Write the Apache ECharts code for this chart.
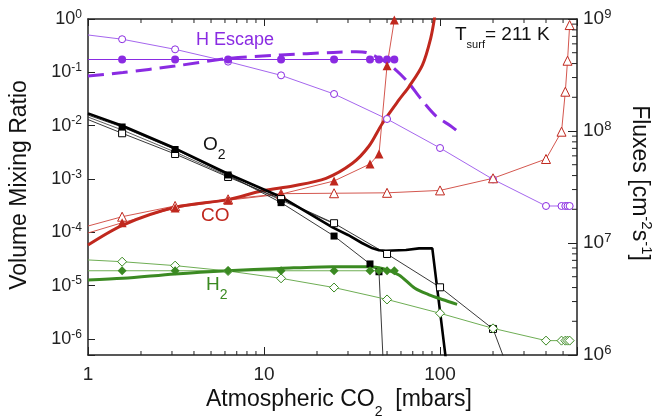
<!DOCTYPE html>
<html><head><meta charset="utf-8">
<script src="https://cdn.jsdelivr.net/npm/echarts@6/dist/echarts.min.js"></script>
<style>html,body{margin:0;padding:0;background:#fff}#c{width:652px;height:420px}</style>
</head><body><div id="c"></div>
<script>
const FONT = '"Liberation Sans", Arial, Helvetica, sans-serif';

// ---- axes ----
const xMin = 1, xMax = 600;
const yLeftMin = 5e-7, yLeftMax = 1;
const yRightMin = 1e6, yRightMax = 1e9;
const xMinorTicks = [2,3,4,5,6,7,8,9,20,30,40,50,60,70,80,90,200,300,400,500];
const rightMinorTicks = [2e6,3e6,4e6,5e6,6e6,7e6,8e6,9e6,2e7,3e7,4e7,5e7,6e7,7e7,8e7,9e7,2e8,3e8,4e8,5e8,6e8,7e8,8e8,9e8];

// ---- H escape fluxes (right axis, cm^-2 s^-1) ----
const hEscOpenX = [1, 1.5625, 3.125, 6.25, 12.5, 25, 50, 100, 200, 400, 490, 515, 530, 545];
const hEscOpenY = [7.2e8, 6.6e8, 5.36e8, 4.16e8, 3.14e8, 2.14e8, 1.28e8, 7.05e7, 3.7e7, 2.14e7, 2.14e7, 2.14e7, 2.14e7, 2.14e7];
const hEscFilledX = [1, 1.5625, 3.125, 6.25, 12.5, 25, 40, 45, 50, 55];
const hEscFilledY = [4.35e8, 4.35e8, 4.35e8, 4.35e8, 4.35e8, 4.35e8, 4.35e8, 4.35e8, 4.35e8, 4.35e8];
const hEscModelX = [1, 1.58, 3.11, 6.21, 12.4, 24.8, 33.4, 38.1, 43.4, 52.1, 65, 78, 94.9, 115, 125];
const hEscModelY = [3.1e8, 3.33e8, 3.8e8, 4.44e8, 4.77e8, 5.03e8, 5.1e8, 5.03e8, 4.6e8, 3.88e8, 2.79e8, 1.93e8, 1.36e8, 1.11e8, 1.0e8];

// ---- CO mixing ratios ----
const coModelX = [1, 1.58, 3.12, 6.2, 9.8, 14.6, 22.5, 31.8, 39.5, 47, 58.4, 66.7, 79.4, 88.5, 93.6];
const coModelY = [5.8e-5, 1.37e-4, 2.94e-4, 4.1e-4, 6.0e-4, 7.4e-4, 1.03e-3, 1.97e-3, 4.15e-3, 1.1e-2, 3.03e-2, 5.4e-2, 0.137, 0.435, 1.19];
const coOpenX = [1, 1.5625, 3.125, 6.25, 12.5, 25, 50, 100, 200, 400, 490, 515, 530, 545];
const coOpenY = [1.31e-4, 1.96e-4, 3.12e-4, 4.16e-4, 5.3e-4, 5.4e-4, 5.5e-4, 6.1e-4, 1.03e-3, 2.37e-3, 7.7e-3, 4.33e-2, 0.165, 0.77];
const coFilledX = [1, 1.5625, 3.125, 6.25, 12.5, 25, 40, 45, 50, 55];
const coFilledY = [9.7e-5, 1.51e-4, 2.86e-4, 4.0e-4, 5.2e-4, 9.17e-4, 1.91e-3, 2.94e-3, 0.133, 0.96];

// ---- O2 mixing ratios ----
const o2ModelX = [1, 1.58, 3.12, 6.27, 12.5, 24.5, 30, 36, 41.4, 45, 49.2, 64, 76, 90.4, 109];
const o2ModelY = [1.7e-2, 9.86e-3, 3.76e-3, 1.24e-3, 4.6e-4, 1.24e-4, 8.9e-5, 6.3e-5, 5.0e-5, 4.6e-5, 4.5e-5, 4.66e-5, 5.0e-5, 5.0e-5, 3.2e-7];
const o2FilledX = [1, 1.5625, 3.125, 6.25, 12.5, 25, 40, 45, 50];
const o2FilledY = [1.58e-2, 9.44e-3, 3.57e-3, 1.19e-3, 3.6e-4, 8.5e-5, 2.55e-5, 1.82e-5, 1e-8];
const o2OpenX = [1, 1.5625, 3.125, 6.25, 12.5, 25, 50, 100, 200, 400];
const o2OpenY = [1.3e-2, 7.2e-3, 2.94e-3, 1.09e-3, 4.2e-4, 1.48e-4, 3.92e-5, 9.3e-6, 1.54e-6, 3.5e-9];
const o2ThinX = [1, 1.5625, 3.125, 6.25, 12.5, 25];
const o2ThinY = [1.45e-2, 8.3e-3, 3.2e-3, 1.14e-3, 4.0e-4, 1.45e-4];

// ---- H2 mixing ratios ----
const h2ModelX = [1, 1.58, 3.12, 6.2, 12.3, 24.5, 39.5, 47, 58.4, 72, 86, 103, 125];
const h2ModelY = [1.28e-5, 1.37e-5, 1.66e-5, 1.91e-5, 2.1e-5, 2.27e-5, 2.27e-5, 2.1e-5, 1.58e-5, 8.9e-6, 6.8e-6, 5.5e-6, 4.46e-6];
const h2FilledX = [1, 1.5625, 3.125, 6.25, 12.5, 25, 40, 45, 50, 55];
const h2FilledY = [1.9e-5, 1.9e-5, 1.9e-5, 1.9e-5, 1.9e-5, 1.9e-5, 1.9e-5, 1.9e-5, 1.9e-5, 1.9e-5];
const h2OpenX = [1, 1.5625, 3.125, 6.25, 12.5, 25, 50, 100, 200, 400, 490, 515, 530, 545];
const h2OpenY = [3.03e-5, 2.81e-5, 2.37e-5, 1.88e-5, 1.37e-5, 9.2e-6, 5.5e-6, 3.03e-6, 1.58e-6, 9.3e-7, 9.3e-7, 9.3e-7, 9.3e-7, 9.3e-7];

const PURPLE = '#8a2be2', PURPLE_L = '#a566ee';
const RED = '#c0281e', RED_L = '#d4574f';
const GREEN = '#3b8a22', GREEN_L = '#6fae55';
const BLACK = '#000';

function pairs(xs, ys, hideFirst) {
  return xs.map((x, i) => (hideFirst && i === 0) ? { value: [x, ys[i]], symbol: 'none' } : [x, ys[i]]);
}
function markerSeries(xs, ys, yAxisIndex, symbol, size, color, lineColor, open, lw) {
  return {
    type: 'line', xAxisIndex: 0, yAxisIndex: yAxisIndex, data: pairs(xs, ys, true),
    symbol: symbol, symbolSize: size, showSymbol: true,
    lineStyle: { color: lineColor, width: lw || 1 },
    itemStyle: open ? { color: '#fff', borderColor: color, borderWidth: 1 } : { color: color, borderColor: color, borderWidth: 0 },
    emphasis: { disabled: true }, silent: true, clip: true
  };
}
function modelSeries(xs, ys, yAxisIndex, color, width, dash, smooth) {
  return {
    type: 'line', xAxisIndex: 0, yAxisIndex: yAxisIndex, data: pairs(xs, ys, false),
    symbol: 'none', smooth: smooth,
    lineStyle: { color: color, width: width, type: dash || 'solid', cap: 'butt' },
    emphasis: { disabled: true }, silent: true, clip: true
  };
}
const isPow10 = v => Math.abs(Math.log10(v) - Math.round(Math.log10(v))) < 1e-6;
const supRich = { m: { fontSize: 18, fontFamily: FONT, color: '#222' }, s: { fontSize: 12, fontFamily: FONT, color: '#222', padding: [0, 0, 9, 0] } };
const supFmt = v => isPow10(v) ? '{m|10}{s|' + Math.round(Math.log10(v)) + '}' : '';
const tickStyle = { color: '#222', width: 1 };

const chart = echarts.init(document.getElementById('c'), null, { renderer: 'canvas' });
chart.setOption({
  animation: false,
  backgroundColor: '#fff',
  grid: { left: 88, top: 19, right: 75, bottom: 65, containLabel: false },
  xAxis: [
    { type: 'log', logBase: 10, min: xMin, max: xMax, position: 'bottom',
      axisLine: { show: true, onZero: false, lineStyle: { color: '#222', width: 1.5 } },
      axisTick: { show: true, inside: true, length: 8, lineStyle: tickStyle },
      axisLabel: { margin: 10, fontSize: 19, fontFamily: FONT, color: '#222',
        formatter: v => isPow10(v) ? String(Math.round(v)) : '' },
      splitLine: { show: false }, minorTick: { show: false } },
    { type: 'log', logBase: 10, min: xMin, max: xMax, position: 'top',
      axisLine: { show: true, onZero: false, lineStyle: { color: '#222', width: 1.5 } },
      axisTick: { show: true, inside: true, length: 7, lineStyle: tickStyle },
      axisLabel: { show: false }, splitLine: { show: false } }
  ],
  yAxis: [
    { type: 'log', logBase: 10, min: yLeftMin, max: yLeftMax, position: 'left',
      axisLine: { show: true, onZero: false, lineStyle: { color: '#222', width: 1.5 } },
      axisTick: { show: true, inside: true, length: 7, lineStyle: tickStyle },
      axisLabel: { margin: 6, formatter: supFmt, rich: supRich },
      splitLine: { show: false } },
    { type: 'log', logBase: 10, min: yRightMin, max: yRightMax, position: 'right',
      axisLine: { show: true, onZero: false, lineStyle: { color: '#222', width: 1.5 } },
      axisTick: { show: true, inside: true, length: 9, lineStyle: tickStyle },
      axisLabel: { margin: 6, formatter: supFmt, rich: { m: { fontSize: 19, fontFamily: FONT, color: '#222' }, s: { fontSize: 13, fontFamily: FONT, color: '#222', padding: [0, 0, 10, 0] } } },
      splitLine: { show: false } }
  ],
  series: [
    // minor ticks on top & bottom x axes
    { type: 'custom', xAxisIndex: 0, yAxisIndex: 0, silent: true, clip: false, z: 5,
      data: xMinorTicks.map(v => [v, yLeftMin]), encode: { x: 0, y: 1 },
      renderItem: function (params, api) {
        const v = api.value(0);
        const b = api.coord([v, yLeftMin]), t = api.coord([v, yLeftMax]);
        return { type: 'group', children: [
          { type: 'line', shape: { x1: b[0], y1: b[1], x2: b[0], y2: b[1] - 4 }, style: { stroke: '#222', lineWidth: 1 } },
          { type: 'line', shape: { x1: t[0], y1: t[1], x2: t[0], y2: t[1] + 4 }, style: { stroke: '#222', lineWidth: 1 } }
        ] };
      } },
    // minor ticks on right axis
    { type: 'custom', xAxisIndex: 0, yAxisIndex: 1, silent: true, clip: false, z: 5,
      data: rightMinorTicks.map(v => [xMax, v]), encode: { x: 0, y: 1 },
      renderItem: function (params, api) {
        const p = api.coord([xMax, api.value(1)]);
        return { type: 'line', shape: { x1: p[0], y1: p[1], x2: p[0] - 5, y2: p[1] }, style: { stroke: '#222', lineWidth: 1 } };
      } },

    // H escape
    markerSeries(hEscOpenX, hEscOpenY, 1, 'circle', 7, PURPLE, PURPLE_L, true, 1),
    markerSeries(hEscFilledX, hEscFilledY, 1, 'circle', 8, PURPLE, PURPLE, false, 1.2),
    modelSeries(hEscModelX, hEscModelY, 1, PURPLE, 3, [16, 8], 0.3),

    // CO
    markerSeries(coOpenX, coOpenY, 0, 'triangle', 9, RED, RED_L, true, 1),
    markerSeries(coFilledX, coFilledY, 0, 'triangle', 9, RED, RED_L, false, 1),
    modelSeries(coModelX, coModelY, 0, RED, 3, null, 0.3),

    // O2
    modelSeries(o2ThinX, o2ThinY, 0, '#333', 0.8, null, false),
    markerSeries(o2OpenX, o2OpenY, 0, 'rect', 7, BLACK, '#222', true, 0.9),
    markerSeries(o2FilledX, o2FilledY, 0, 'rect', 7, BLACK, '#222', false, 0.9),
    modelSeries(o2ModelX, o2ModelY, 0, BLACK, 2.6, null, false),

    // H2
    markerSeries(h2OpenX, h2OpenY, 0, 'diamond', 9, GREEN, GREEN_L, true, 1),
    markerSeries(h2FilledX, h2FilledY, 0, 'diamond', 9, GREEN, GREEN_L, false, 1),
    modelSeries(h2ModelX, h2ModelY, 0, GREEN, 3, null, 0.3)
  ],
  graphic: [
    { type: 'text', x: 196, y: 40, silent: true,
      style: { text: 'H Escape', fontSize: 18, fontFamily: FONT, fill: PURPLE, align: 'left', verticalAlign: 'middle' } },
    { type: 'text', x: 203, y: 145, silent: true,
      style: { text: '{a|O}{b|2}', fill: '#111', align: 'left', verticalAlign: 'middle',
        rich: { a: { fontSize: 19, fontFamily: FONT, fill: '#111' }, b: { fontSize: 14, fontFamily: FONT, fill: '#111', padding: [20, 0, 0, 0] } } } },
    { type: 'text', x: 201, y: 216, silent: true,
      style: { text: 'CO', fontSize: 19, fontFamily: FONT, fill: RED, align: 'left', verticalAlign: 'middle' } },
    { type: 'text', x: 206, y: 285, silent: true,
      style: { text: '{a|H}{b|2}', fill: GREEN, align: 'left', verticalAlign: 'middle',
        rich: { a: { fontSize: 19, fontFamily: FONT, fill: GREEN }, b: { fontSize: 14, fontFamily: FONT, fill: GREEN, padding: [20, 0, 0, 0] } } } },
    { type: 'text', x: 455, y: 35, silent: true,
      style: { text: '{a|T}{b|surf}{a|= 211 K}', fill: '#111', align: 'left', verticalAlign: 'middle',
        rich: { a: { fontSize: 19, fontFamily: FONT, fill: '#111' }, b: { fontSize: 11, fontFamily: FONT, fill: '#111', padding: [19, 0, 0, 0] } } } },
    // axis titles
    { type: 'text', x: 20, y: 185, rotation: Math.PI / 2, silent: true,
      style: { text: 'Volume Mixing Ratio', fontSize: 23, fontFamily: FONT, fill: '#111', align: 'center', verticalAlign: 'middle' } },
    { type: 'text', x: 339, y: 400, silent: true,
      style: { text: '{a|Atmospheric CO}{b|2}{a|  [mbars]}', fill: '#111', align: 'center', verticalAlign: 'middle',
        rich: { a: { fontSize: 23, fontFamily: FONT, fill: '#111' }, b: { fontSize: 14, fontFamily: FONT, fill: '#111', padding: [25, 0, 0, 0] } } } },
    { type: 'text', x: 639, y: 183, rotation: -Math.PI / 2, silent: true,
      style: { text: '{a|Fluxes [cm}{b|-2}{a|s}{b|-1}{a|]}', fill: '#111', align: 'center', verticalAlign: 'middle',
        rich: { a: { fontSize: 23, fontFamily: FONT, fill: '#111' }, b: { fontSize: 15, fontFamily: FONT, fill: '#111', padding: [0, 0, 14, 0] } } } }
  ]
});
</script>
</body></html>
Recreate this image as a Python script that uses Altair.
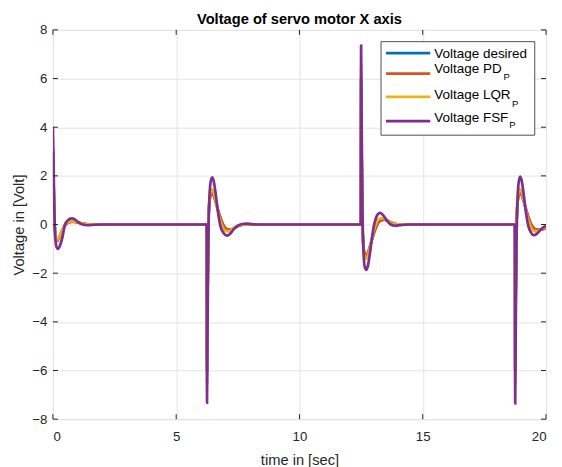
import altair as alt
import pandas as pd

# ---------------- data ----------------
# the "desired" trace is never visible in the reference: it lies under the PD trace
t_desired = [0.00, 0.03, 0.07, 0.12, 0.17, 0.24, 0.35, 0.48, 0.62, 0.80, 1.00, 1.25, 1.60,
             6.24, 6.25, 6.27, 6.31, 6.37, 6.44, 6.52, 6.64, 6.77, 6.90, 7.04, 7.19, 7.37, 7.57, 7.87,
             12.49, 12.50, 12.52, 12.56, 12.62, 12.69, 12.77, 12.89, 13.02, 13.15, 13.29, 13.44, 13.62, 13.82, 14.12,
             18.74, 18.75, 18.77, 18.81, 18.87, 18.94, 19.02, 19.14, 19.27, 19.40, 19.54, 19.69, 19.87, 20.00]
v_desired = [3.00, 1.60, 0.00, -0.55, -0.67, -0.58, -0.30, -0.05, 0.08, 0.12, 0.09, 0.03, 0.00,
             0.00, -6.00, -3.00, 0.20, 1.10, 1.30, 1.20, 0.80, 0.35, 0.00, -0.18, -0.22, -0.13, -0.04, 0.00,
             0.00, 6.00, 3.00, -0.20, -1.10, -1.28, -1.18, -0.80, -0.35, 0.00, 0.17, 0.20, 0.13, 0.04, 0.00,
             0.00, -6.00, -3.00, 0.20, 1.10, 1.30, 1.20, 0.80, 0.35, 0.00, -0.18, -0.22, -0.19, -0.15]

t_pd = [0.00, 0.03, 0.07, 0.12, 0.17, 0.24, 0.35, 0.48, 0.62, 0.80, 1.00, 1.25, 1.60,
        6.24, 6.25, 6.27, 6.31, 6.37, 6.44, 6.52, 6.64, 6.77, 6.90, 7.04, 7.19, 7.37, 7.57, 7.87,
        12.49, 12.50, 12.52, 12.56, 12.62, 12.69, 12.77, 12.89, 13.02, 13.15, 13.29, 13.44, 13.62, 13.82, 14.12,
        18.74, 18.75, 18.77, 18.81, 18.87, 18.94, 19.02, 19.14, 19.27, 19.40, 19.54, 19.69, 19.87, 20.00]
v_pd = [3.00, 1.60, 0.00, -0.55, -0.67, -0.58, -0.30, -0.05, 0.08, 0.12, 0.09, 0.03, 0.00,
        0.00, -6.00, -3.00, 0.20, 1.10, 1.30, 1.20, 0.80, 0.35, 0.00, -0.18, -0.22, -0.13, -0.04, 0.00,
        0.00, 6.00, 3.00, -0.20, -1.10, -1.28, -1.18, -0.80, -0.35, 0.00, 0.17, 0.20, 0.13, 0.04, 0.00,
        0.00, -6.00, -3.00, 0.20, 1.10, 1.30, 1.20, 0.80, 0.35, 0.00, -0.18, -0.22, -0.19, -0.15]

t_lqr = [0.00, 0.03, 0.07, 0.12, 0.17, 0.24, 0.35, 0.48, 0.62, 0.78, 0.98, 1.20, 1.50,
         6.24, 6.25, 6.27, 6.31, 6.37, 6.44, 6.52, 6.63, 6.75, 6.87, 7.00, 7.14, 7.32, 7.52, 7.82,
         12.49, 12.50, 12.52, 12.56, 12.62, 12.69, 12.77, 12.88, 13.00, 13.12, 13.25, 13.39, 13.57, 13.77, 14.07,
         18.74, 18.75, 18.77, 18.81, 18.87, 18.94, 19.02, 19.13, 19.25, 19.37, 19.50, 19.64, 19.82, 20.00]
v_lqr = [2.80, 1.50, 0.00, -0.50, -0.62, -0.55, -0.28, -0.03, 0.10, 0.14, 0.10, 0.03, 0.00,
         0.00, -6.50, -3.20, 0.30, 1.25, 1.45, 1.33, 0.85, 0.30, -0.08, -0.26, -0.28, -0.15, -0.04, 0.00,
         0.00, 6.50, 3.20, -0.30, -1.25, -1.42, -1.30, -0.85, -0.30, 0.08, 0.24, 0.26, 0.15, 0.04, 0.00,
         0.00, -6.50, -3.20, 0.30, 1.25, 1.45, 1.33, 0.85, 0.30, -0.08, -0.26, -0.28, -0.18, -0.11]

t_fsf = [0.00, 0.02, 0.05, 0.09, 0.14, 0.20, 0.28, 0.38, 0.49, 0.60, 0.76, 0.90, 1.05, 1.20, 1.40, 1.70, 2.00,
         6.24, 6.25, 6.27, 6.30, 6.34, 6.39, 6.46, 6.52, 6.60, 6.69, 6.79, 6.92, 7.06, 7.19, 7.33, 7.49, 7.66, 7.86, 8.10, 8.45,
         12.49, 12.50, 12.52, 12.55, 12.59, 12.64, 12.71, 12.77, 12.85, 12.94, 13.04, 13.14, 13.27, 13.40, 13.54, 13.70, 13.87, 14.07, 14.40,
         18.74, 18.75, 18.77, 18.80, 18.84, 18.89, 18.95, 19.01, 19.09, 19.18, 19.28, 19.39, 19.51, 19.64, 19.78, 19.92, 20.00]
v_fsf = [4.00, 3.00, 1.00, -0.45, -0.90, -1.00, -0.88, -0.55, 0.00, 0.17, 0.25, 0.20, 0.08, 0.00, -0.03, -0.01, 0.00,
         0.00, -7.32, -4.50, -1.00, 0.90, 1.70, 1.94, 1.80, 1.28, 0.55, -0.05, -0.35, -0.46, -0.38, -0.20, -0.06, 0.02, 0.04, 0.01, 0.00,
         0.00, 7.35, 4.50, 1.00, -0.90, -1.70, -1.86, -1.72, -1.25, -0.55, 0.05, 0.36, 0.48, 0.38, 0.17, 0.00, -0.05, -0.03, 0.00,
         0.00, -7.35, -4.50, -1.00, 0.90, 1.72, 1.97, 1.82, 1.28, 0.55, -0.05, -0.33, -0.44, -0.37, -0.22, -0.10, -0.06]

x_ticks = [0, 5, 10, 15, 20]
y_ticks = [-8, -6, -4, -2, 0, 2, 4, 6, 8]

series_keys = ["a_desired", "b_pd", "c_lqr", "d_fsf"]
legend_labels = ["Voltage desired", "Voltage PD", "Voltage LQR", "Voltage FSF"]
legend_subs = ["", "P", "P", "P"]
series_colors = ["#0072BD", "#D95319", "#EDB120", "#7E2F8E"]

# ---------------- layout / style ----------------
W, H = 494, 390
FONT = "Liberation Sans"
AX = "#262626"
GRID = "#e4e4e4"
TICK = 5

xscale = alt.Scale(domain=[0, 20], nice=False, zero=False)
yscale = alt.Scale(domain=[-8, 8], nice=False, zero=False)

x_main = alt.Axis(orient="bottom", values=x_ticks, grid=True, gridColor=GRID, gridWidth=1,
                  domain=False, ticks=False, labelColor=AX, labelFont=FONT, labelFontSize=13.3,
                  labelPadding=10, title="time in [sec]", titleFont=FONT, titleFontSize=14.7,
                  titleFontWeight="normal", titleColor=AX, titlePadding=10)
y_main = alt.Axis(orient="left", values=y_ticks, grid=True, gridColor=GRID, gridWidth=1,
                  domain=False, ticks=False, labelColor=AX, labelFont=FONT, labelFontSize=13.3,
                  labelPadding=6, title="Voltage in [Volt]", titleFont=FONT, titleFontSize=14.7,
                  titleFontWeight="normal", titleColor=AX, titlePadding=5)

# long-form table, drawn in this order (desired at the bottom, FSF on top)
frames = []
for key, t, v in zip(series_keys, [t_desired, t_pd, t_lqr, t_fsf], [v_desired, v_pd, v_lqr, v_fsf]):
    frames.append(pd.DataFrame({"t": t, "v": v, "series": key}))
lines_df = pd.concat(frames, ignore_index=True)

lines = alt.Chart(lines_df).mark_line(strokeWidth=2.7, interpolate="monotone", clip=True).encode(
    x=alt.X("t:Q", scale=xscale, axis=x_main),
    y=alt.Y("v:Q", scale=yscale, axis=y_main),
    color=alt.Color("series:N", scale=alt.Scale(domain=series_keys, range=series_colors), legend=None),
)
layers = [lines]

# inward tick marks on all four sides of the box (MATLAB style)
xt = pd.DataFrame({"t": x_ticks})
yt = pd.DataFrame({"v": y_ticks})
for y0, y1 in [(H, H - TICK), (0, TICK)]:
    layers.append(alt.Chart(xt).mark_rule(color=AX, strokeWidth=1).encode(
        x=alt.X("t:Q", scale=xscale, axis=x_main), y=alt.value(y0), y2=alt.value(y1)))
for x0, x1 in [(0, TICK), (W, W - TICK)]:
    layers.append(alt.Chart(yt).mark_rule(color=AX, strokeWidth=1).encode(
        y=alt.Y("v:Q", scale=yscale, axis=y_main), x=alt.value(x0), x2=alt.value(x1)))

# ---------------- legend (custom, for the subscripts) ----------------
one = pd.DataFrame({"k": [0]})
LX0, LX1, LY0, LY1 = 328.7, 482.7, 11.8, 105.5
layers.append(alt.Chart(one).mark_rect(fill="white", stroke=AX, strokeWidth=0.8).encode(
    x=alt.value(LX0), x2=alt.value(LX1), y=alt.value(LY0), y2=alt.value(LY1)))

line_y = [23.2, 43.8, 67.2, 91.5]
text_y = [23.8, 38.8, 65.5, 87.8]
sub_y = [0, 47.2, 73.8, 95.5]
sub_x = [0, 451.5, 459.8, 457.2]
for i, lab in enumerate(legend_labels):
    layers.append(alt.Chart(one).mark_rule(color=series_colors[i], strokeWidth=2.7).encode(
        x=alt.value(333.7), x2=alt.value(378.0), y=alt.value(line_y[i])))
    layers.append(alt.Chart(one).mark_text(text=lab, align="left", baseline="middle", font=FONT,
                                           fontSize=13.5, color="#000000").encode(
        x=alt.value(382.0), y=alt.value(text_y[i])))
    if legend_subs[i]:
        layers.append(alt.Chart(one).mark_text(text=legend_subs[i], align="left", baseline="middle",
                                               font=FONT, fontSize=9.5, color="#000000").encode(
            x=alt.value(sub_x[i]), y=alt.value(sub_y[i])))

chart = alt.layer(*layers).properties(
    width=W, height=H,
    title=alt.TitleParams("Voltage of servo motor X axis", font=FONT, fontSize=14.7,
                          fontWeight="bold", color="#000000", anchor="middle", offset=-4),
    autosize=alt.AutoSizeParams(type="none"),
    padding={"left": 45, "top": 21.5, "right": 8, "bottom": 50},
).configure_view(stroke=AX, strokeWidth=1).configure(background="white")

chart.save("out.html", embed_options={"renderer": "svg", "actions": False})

········

Using the entries above, transcribe every line from the line containing "Recreate this image" through the line containing "import pandas as pd". Do not copy pictures.

Recreate this image as a Python script that uses Altair.
import altair as alt
import pandas as pd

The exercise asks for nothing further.